The range hood will filter the air and recycle it in the kitchen, not outside.
The Kerr oil boiler (Comet) will be also provided with air intake.
I need to find out if a modern dryer can also have its own pipe for air intake.

I got the idea, in an air tight house every consumer of air must have its own air supply and the floor HRV is for refreshing the air we breath.

Thanks,
Beno


----------



## sbedelman (Apr 26, 2007)

Titan said:
			
		

> Sbedelman, what would really be accomplished by diverting exhaust air from the kitchen fan to the rear of the woodstove?ans.=condensation on nearby windows.If a person is running the range hood for exhaust,odds are good it's because they are boiling something on the stove;why divert this saturated air and keep it in the house?



I think you misunderstood.  I was probably less than clear.

You divert the exhaust air from the HRV (which normally goes out a vent) to behind the kitchen stove.  Then the kitchen hood exhausts this stale air right out of the house.

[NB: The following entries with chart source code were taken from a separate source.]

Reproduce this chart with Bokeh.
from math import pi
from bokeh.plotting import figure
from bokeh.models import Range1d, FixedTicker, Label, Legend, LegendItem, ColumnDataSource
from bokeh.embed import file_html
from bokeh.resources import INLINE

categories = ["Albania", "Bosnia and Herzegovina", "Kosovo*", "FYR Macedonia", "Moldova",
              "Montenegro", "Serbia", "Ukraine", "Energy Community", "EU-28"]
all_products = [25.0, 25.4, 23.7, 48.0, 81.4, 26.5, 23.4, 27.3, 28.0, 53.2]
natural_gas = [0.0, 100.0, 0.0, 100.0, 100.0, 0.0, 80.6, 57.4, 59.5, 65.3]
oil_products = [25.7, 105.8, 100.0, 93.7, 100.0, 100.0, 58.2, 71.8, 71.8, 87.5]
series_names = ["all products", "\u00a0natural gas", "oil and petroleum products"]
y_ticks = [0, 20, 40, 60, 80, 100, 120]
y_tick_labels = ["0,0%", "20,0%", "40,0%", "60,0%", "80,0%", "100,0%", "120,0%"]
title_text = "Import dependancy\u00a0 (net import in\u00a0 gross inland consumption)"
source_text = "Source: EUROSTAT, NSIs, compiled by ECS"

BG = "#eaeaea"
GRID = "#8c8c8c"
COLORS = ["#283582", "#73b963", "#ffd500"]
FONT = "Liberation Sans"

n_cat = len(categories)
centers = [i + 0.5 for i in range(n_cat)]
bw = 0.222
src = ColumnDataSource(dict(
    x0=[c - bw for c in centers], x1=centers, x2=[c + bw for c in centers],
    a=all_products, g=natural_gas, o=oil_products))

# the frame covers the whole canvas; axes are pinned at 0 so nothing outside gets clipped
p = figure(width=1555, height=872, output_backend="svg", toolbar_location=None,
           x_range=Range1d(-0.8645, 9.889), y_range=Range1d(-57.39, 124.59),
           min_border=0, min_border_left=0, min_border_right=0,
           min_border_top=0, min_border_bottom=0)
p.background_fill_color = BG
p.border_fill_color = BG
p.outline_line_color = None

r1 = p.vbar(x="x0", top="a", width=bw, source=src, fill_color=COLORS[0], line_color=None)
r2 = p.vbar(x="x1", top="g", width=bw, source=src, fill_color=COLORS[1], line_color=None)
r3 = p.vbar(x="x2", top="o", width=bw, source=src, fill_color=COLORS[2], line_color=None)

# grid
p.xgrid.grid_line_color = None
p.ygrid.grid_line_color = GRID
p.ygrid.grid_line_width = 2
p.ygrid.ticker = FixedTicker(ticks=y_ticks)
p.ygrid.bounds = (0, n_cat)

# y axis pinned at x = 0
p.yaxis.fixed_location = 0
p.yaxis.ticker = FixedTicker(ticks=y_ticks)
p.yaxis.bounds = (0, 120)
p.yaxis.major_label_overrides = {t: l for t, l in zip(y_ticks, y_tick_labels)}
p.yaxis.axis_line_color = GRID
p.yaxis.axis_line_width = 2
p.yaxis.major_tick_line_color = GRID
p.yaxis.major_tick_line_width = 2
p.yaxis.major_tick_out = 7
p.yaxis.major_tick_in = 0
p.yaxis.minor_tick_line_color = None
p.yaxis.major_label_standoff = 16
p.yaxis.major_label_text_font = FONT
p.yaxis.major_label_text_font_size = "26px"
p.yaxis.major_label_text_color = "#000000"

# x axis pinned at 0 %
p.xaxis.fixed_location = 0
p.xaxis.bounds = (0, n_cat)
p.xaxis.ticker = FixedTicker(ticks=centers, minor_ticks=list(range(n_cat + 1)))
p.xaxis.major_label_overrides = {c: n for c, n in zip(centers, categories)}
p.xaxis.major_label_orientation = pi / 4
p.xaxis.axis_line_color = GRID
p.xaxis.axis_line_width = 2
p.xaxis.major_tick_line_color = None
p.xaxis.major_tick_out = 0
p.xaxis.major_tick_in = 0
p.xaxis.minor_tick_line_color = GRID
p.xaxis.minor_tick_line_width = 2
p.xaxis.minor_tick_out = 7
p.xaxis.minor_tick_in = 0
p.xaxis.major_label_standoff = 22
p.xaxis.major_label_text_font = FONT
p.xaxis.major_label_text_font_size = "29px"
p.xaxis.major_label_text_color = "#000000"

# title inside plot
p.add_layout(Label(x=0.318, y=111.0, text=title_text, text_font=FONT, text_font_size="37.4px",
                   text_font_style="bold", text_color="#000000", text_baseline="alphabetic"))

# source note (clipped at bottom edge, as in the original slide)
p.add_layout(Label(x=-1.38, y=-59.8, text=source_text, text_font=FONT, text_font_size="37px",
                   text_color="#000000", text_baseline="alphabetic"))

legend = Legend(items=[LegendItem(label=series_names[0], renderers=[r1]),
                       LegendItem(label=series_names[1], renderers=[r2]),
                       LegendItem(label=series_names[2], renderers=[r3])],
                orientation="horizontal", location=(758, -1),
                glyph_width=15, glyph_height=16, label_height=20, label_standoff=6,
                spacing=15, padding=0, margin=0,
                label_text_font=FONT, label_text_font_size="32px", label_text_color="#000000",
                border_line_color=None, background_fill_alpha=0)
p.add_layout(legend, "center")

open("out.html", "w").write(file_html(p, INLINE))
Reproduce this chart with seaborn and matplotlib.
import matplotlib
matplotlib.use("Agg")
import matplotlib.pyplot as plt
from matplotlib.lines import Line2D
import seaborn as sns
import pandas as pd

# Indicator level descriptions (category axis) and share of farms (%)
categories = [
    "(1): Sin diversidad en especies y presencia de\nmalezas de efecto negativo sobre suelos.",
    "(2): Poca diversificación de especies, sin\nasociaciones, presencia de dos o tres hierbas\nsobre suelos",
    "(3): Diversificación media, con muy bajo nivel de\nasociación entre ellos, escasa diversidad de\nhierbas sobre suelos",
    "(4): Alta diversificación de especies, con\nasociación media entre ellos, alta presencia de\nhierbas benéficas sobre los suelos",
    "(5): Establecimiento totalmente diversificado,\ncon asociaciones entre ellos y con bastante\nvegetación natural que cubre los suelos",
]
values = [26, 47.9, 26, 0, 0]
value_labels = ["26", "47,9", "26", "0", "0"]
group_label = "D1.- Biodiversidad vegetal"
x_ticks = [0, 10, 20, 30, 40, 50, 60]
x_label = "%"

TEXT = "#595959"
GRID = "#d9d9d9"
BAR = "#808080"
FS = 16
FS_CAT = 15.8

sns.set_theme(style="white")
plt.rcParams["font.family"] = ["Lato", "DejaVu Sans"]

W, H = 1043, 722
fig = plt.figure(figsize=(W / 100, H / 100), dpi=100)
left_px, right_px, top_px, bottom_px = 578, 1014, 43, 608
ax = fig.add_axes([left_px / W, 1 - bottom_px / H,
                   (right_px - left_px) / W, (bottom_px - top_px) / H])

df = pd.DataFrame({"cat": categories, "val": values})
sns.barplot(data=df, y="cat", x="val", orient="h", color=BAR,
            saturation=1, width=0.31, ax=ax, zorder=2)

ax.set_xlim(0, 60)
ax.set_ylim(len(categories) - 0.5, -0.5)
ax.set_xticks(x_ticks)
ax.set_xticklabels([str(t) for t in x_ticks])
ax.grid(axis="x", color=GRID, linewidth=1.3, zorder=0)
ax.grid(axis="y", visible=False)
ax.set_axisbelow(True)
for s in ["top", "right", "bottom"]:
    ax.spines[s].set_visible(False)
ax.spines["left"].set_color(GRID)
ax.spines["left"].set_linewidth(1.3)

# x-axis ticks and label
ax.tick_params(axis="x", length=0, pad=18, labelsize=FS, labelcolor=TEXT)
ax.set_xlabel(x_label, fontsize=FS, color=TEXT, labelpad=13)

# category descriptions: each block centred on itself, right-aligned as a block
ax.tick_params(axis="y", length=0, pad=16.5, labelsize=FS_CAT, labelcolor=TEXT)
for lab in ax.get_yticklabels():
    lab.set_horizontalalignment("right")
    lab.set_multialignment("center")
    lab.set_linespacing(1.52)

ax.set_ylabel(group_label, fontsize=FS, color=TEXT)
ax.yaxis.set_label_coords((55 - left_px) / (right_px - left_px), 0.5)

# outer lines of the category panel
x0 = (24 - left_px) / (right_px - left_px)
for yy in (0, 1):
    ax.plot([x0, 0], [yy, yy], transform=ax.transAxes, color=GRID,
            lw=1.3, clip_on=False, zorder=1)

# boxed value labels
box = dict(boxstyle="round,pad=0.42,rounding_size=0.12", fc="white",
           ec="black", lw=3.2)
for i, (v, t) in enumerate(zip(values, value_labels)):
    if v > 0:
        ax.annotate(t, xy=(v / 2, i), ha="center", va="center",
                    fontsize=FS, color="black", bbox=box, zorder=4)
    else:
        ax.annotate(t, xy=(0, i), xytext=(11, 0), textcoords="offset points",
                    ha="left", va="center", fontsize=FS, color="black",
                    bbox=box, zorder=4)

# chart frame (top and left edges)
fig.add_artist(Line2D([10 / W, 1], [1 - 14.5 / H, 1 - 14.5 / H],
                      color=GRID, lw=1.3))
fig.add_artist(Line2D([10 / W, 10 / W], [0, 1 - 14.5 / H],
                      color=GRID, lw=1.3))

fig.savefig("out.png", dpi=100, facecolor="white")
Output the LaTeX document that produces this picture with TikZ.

This rather cute trick (not my idea by the way) uses the HRV as a free way to provide active makeup air.  The diverted air is exiting the house anyway, just via the kitchen stove exhaust hood rather than its own vent whenever the fan is on means that the kitchen hood has essentially its own dedicated makeup air.  This is good.


----------



## sbedelman (Apr 26, 2007)

I also realized I was less that clear on one point.

The problems associated with putting a wood stove in tight house are NOT associated with the additional air the wood stove requires.  This number is quite small.  The problem is that wood stoves don't take kindly to depressurization.  Its the kitchen hood that is causing the problem.  

So imagine a house without a wood stove.  It's pretty tight.  It has a big honking range and 1100 cfm hood.  The GC knows nothing about makeup air.  The appliances are sealed (which is pretty much required in a tight house) with their own air supplies.  

The owner turns on the fan.  Let me tell you that house is going to depressurize.  If there is an HRV it goes completely out of balance.  But no big deal.  People don't cook all day.  The only affect is that air is drawn in via cracks, windows etc and under some circumstances excessive moisture is drawn into the walls.  Generally it isn't bad enough to cause mold so all we have is a case of bad design practice.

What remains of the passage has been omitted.